There are several dozen medieval barns in south England, many described as tithe barns - repositories for storing a percentage of local farm produce, paid as a tax to the church - even though comparatively few were actually used for this purpose. The great barn at Leigh, five miles west of Worcester is one of several managed by English Heritage, and is notable for its age, dated approximately to 1344 by radiocarbon methods, and its great size, measuring 140 feet by 34 feet in outline, and 34 feet in height. In common with most such buildings, it was constructed using the cruck frame method, the roof supported by nine pairs of huge curved timbers, each segment formed from a single oak tree, extending from the ground to the apex and linked by cross-beams to form an A-shaped truss. The barn is regarded as the largest cruck-framed structure in the UK.
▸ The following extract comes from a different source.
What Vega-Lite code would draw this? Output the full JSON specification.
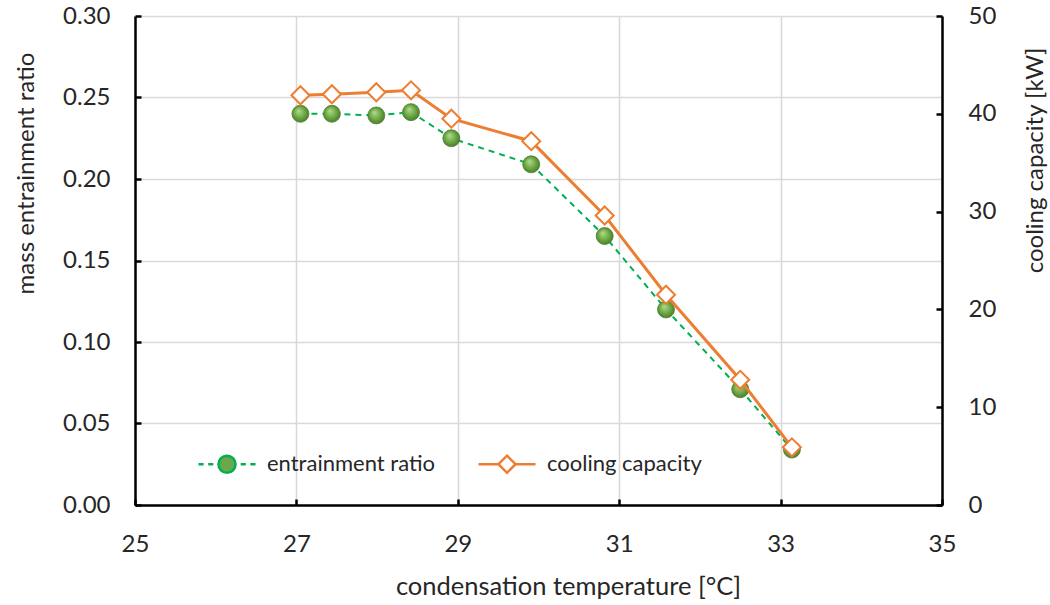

Leigh Court Barn was built to serve Pershore Abbey, a Benedictine monastery 15 miles east, the church of which still survives, occupying just a small part of the original. The abbot at Pershore lived on occasions in the manor house at Leigh, though this and all other contemporary buildings have long since disappeared. The barn was managed by the abbey for over 200 years, up to the Dissolution of the Monasteries in 1540, after which it was associated with local farms, and was used for storage until early in the 20th century. The structure is largely unchanged since medieval times, undergoing only minor restorations, most recently in the 1980s.
The village of Leigh sits beside the River Tame, along a country road off the A4103. A small amount of parking is available on a verge in front of the adjacent church, just as the road bends by 90 degrees, and the barn is reached by a very short walk down a driveway, which continues to a nearby residence - most of the surrounding land is privately owned, and the barn itself can only properly be viewed from one direction, the south. The site is marked by a small sign, only limited information is displayed inside, and all can be seen in just ten minutes or so, but the barn is certainly very impressive, in its scale, its obvious age, and its authentic state. The interior though is rather messy, due to a colony of pigeons that resides here. Most of the barn is empty, but the eastern section contains several historic stone and wood relics, used for cider making.
The south side of the barn has two main entrances, double doors set within projecting porches, with smaller doors on either side. Inside, the porches link with four of the nine cruck beam pairs, all of which divide the barn into ten equal sections. Other double doors, without porches, are positioned on the north side of the building. The floor sections between the two opposite pairs are formed of flagstones, and it was here that the grain was threshed, with the doors open so that the breeze would blow away the unwanted chaff, leaving the wheat. The walls were originally constructed of wattle and daub, but most sections were soon replaced by bricks. The roof is tiled, but might once have been thatched.